Anticipation, organisation, mobilisation de moyens humains et matériels, encadrement: seules des organisations puissantes et rôdées sont capables d'une telle performance.Les meneurs sont des militants du FLN oranais, et des forces militaires et policières (arabes), mises en place après l'accord de cessez-le-feu du 19 mars, conjointement par le FLN-ALN et la France, en principe pour assurer l'ordre et prévenir tout débordement.

En fin d'après-midi de la première journée, des officiers de la future Sécurité militaire de Boumediene (MALG à l'époque) interviennent démonstrativement, trop démonstrativement, pour arrêter certains de ces meneurs et empêcher quelques massacreurs. (Et ce, puisque les 18.000 soldats de l'armée française, à quelques exceptions près, observent le massacre sans réagir). Ces officiers sont en relation avec le Capitaine Bakhti qui dirige les troupes de l'ALN envoyées depuis quelques jours à Oran par le chef d'Etat major Houari Boumediene, qui, venu du Maroc, se trouve lui à Tlemcen avec Ben Bella...

On peut donc dire que la gestion de la tuerie du 5 juillet 62 a été l'œuvre de deux forces, celle du FLN d'Oran, et celle de l'ALN de Boumediene.

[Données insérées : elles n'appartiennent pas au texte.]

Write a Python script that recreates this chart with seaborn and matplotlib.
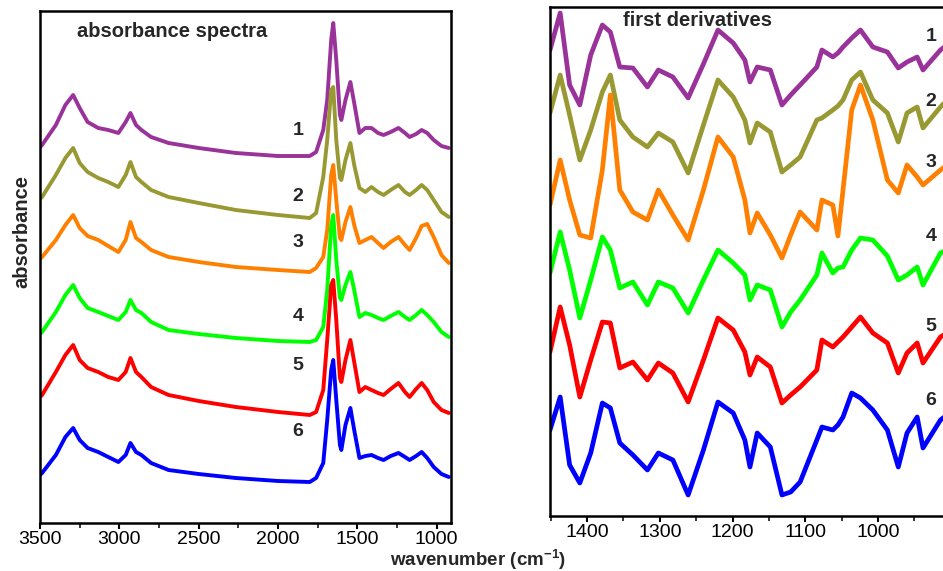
import numpy as np
import pandas as pd
import matplotlib
matplotlib.use("Agg")
import matplotlib.pyplot as plt
import seaborn as sns
from matplotlib.ticker import MultipleLocator, FixedLocator

sns.set_style("white")
plt.rcParams["font.family"] = ["Liberation Sans", "DejaVu Sans"]
plt.rcParams["mathtext.fontset"] = "custom"
plt.rcParams["mathtext.rm"] = "Liberation Sans"
plt.rcParams["mathtext.bf"] = "Liberation Sans:bold"

SAMPLES = ["1", "2", "3", "4", "5", "6"]
COLORS = ["#993399", "#999933", "#ff8000", "#00ff00", "#ff0000", "#0000ff"]

# ---------------- absorbance spectra (arbitrary, stacked) ----------------
W_ABS = [3500, 3487, 3400, 3340, 3291, 3250, 3200, 3133, 3070, 3006,
         2960, 2930, 2895, 2861, 2800, 2690, 2500, 2266, 2000, 1800,
         1760, 1715, 1690, 1665, 1652, 1633, 1610, 1601, 1575, 1544,
         1520, 1487, 1450, 1411, 1370, 1335, 1290, 1241, 1200, 1171,
         1130, 1095, 1060, 1019, 970, 924]
ABS_1 = [376, 378, 398, 418, 428, 415, 401, 395, 393, 390,
         401, 410, 398, 393, 386, 380, 375, 370, 367, 367,
         371, 393, 423, 483, 500, 463, 408, 403, 423, 441,
         420, 390, 395, 395, 390, 388, 391, 395, 390, 386,
         389, 393, 390, 383, 377, 375]
ABS_2 = [324, 326, 348, 365, 375, 360, 351, 345, 341, 336,
         348, 361, 346, 341, 333, 326, 320, 313, 308, 305,
         310, 346, 383, 433, 436, 383, 345, 343, 363, 380,
         358, 335, 331, 336, 331, 328, 333, 338, 331, 328,
         333, 338, 333, 323, 311, 306]
ABS_3 = [264, 266, 283, 298, 308, 295, 287, 283, 277, 271,
         283, 301, 285, 281, 273, 266, 261, 256, 253, 251,
         255, 266, 293, 348, 358, 323, 285, 283, 301, 316,
         298, 280, 283, 286, 280, 275, 281, 286, 278, 273,
         285, 297, 299, 286, 268, 260]
ABS_4 = [189, 191, 211, 228, 238, 225, 215, 211, 207, 203,
         211, 223, 213, 210, 201, 193, 189, 185, 182, 181,
         183, 196, 233, 298, 308, 263, 225, 223, 238, 251,
         233, 206, 210, 208, 205, 203, 207, 211, 206, 203,
         208, 213, 208, 201, 191, 186]
ABS_5 = [126, 128, 151, 168, 178, 163, 155, 151, 146, 143,
         151, 165, 151, 146, 136, 128, 122, 116, 111, 108,
         111, 133, 183, 238, 243, 203, 145, 141, 163, 183,
         161, 131, 136, 133, 130, 128, 134, 140, 131, 126,
         134, 140, 133, 121, 113, 110]
ABS_6 = [48, 50, 68, 86, 95, 83, 75, 71, 66, 61,
         68, 80, 71, 68, 60, 53, 49, 45, 42, 41,
         45, 60, 103, 153, 163, 123, 78, 73, 98, 115,
         93, 65, 67, 68, 65, 63, 67, 70, 66, 63,
         67, 71, 65, 56, 49, 46]

# ---------------- first derivatives (arbitrary, stacked) ----------------
W_DER = [1451, 1437, 1424, 1410, 1395, 1379, 1368, 1355, 1337, 1317,
         1302, 1282, 1261, 1240, 1220, 1199, 1183, 1176, 1166, 1148,
         1132, 1120, 1107, 1084, 1077, 1062, 1055, 1048, 1036, 1024,
         1007, 987, 972, 960, 946, 938, 914, 905]
DER_1 = [466, 503, 431, 411, 461, 491, 484, 449, 448, 429,
         446, 439, 418, 452, 486, 473, 456, 434, 449, 446,
         411, 421, 431, 449, 466, 459, 463, 469, 478, 486,
         469, 464, 448, 454, 459, 446, 466, 471]
DER_2 = [403, 441, 401, 356, 386, 424, 441, 396, 379, 369,
         383, 374, 343, 391, 436, 419, 396, 373, 393, 384,
         344, 351, 359, 396, 398, 406, 410, 416, 436, 444,
         416, 403, 374, 403, 409, 388, 409, 416]
DER_3 = [311, 356, 316, 281, 278, 346, 421, 326, 304, 296,
         326, 301, 276, 326, 379, 359, 316, 283, 303, 281,
         258, 281, 304, 286, 316, 311, 280, 326, 406, 431,
         396, 336, 323, 351, 339, 331, 346, 351]
DER_4 = [243, 284, 246, 198, 236, 279, 266, 228, 234, 211,
         234, 228, 203, 236, 266, 253, 241, 216, 231, 226,
         189, 204, 216, 241, 263, 243, 248, 249, 266, 278,
         276, 260, 236, 241, 249, 231, 263, 266]
DER_5 = [164, 209, 171, 119, 156, 194, 193, 148, 154, 136,
         153, 143, 114, 156, 198, 186, 164, 141, 159, 149,
         113, 121, 129, 146, 176, 169, 174, 179, 189, 199,
         183, 173, 143, 163, 173, 153, 179, 183]
DER_6 = [86, 119, 51, 33, 63, 113, 108, 73, 61, 46,
         63, 56, 21, 66, 114, 103, 76, 49, 83, 69,
         21, 24, 34, 76, 89, 86, 91, 99, 123, 118,
         106, 86, 49, 83, 99, 68, 96, 101]

ABS_TICKS = [3500, 3000, 2500, 2000, 1500, 1000]
DER_TICKS = [1400, 1300, 1200, 1100, 1000]

abs_series = [ABS_1, ABS_2, ABS_3, ABS_4, ABS_5, ABS_6]
der_series = [DER_1, DER_2, DER_3, DER_4, DER_5, DER_6]

df_abs = pd.DataFrame({
    "wavenumber": np.tile(W_ABS, len(SAMPLES)),
    "absorbance": np.concatenate(abs_series),
    "sample": np.repeat(SAMPLES, len(W_ABS)),
})
df_der = pd.DataFrame({
    "wavenumber": np.tile(W_DER, len(SAMPLES)),
    "derivative": np.concatenate(der_series),
    "sample": np.repeat(SAMPLES, len(W_DER)),
})
palette = dict(zip(SAMPLES, COLORS))

W, H = 943, 571
fig = plt.figure(figsize=(W / 100, H / 100), dpi=100)

def px_axes(l, t, r, b):
    return fig.add_axes([l / W, (H - b) / H, (r - l) / W, (b - t) / H])

ax1 = px_axes(40, 11, 451, 523)
ax2 = px_axes(550, 7, 947, 516)

sns.lineplot(data=df_abs, x="wavenumber", y="absorbance", hue="sample",
             palette=palette, estimator=None, legend=False, linewidth=2.8, ax=ax1)
sns.lineplot(data=df_der, x="wavenumber", y="derivative", hue="sample",
             palette=palette, estimator=None, legend=False, linewidth=3.4, ax=ax2)

ax1.set_xlim(3500, 910)
ax1.set_ylim(0, 512)
ax2.set_xlim(1451, 905)
ax2.set_ylim(0, 509)

for ax in (ax1, ax2):
    ax.set_xlabel("")
    ax.set_ylabel("")
    ax.set_yticks([])
    for s in ax.spines.values():
        s.set_linewidth(1.8)
        s.set_color("black")
    ax.tick_params(axis="x", which="major", direction="out", length=4, width=1.5,
                   labelsize=14, pad=1.5, colors="black", bottom=True)
    ax.tick_params(axis="x", which="minor", direction="out", length=3.5, width=1.3,
                   bottom=True)

ax1.xaxis.set_major_locator(FixedLocator(ABS_TICKS))
ax1.xaxis.set_minor_locator(MultipleLocator(250))
ax2.xaxis.set_major_locator(FixedLocator(DER_TICKS))
ax2.xaxis.set_minor_locator(MultipleLocator(50))

# curve numbers
left_pos = [0.766, 0.637, 0.547, 0.404, 0.307, 0.178]
right_pos = [0.943, 0.815, 0.695, 0.550, 0.373, 0.226]
for s, y in zip(SAMPLES, left_pos):
    ax1.text(0.628, y, s, transform=ax1.transAxes, ha="center", va="center",
             fontsize=14, fontweight="bold")
for s, y in zip(SAMPLES, right_pos):
    ax2.text(0.960, y, s, transform=ax2.transAxes, ha="center", va="center",
             fontsize=14, fontweight="bold")

ax1.text(0.09, 0.959, "absorbance spectra", transform=ax1.transAxes,
         ha="left", va="center", fontsize=14.5, fontweight="bold")
ax2.text(0.184, 0.974, "first derivatives", transform=ax2.transAxes,
         ha="left", va="center", fontsize=14.5, fontweight="bold")

fig.text(478 / W, (H - 560) / H, r"wavenumber (cm$^{\mathbf{-1}}$)",
         ha="center", va="center", fontsize=13.5, fontweight="bold")
fig.text(22 / W, (H - 232) / H, "absorbance", rotation=90,
         ha="center", va="center", fontsize=14.5, fontweight="bold")

fig.savefig("out.png", dpi=100)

Division du travail ou manipulation?

Division du travail entre ces deux forces, il y a eu objectivement. Mais cela ne s'est fait ni volontairement, ni consciemment, pour la simple raison que ces deux forces sont en opposition. Il faut savoir en effet qu'à cette époque, la ''Révolution'' est bicéphale. Son pouvoir est partagé entre deux forces. D'un côté le GPRA (Gouvernement provisoire) qui a une certaine légitimité internationale puisqu'il l'a représentée depuis sa création en 1958. En juillet, il se trouve déjà à Alger. Et de l'autre, l'Etat-Major de l'ALN (armée) et sa Sécurité militaire qui représentent la force réelle. Boumediene s'est déjà choisi son premier Président de la République, Ben Bella. Trois années après, le 19 juin 1965, il le destitue. Boumediene est mort en 1978, mais sa créature, la Sécurité Militaire, dirige toujours l'Algérie.

Or à Oran, le FLN a prêté allégeance au GPRA, et représente un obstacle à la marche vers le pouvoir central. Son chef est ''Abdelhamid'' ou ''Hamid'', de son vrai nom Chadly Benguesmia (En 2006, j'avais essayé de le rencontrer. Son neveu, avocat, me dit que c'était possible, puis se rétracta, prétextant l'état de santé de l'oncle). On peut donc dire que le 5 Juillet, c'est aussi la prise d'Oran par l'ALN de Boumediene, représenté par le Capitaine Bakhti qui placera Abdelhamid en résidence surveillée les jours suivants. La marche vers Alger est désormais possible. Elle est finalisée en septembre après les affrontements d'Août qui font des dizaines de milliers de morts (non comptabilisés à ce jour) dans la région d'Alger entre les willayate fidèles au GPRA et l'armée moderne de Boumediene venue de Tunisie et du Maroc.

Dans la 4e partie d'Algérie, histoires à ne pas dire', un activiste FLN parle élogieusement d'Abdelhamid, et nous apprend qu'il a dirigé le FLN oranais durant toute la guerre, clandestinement, habitant à la Marine, le quartier le plus espagnol d'Oran. Puis, qu'après les ''Accords d'Evian'' du 19 mars, il installe son QG au Petit Lac. Enfin, qu'à l'approche du 5 juillet, il s'installe plus centralement dans le quartier musulman de la Ville Nouvelle. Or, nous savons que la Ville Nouvelle comme le Petit Lac ont été des hauts lieux du massacre. Au Petit Lac, où sont jetés d'innombrables corps généralement mutilés, officient les lieutenants d'Abdelhamid, les deux frères Attou (le cadet vivait tranquillement à Marseille ces dernières années).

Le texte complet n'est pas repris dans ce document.